Problem: Nothing but the lines from the top of the data to the line holding "from matplotlib.transforms import" should be printed, word for word and both ends included; leave the pictures out.

------------------------------------------------

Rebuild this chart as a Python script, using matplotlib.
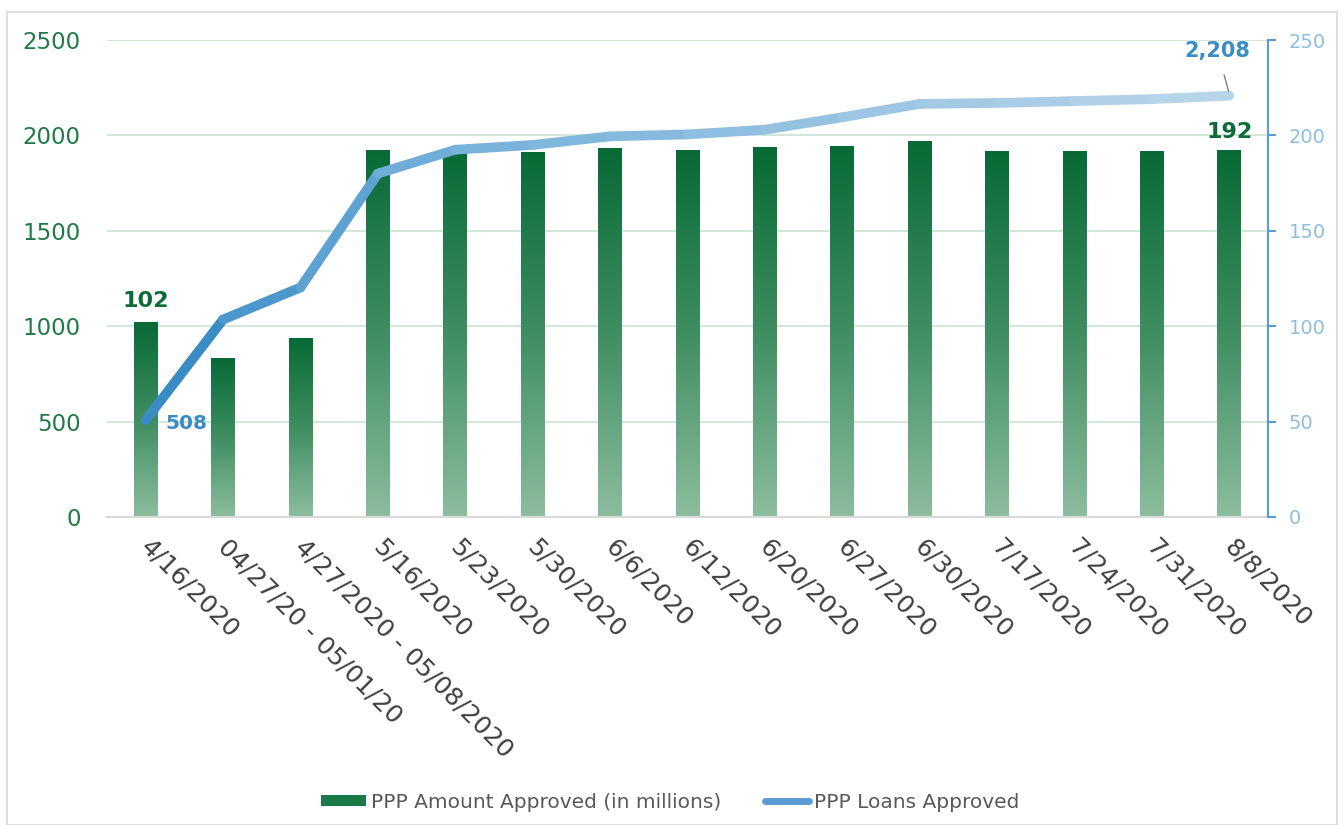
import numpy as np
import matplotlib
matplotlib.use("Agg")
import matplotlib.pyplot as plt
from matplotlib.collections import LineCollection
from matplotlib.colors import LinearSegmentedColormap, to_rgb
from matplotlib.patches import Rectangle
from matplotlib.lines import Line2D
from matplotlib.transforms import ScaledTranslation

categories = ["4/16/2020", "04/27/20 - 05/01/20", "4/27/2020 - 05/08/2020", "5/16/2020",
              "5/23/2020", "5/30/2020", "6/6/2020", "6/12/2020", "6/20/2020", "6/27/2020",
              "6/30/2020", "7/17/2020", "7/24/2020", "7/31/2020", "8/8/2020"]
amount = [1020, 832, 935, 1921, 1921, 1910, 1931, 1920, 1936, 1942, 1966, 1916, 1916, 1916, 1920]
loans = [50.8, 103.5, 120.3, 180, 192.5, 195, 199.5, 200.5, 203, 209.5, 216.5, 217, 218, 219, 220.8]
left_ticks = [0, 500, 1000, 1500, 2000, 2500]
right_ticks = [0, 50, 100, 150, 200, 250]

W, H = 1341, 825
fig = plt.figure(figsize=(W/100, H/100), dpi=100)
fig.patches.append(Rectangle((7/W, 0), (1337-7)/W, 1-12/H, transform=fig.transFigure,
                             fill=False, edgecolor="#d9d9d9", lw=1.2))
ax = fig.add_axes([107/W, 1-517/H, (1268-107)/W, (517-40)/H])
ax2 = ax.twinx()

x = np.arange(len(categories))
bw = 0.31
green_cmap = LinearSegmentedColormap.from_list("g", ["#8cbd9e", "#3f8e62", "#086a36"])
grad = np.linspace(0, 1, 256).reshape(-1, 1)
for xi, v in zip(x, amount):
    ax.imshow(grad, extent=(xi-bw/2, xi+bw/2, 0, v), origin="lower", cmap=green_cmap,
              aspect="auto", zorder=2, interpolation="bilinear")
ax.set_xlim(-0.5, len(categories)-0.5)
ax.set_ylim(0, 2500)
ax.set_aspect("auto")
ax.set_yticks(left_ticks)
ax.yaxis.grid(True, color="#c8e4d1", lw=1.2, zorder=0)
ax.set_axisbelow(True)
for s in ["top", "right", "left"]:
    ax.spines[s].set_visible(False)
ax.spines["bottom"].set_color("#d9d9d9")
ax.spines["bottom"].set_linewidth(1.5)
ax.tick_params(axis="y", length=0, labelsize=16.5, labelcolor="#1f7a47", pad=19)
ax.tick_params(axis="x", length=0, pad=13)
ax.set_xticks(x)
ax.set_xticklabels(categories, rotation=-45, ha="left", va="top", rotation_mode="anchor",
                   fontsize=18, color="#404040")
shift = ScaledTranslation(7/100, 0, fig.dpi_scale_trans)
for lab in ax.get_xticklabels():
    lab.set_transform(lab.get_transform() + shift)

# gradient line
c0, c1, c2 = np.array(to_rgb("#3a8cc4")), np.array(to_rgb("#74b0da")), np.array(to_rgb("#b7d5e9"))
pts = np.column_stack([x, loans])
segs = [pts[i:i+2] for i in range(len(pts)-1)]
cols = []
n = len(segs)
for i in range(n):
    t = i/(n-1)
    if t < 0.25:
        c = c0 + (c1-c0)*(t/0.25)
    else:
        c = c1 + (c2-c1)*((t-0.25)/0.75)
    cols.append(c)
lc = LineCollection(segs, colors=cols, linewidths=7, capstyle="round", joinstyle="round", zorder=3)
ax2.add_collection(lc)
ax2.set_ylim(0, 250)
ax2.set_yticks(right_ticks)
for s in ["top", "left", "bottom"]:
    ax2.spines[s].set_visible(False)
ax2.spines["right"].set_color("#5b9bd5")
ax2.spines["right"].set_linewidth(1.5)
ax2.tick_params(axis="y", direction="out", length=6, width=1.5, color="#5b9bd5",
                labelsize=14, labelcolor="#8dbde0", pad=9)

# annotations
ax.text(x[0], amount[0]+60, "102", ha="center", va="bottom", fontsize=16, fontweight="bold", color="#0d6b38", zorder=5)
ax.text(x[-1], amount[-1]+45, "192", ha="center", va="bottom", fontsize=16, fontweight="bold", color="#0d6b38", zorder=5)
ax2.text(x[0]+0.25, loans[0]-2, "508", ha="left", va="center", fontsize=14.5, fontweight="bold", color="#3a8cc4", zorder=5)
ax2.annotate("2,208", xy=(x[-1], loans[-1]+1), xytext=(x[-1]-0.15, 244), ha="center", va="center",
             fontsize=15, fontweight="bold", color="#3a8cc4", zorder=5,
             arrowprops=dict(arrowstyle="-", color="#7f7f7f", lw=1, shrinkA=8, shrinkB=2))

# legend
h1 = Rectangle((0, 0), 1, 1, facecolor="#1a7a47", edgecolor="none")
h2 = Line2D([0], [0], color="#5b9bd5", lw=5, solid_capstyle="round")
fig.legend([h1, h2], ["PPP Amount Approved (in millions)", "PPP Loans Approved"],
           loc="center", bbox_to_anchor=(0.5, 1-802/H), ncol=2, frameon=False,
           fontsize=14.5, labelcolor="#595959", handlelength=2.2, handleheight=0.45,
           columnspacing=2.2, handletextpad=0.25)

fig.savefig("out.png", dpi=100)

------------------------------------------------

In response:
Rebuild this chart as a Python script, using matplotlib.
import numpy as np
import matplotlib
matplotlib.use("Agg")
import matplotlib.pyplot as plt
from matplotlib.collections import LineCollection
from matplotlib.colors import LinearSegmentedColormap, to_rgb
from matplotlib.patches import Rectangle
from matplotlib.lines import Line2D
from matplotlib.transforms import ScaledTranslation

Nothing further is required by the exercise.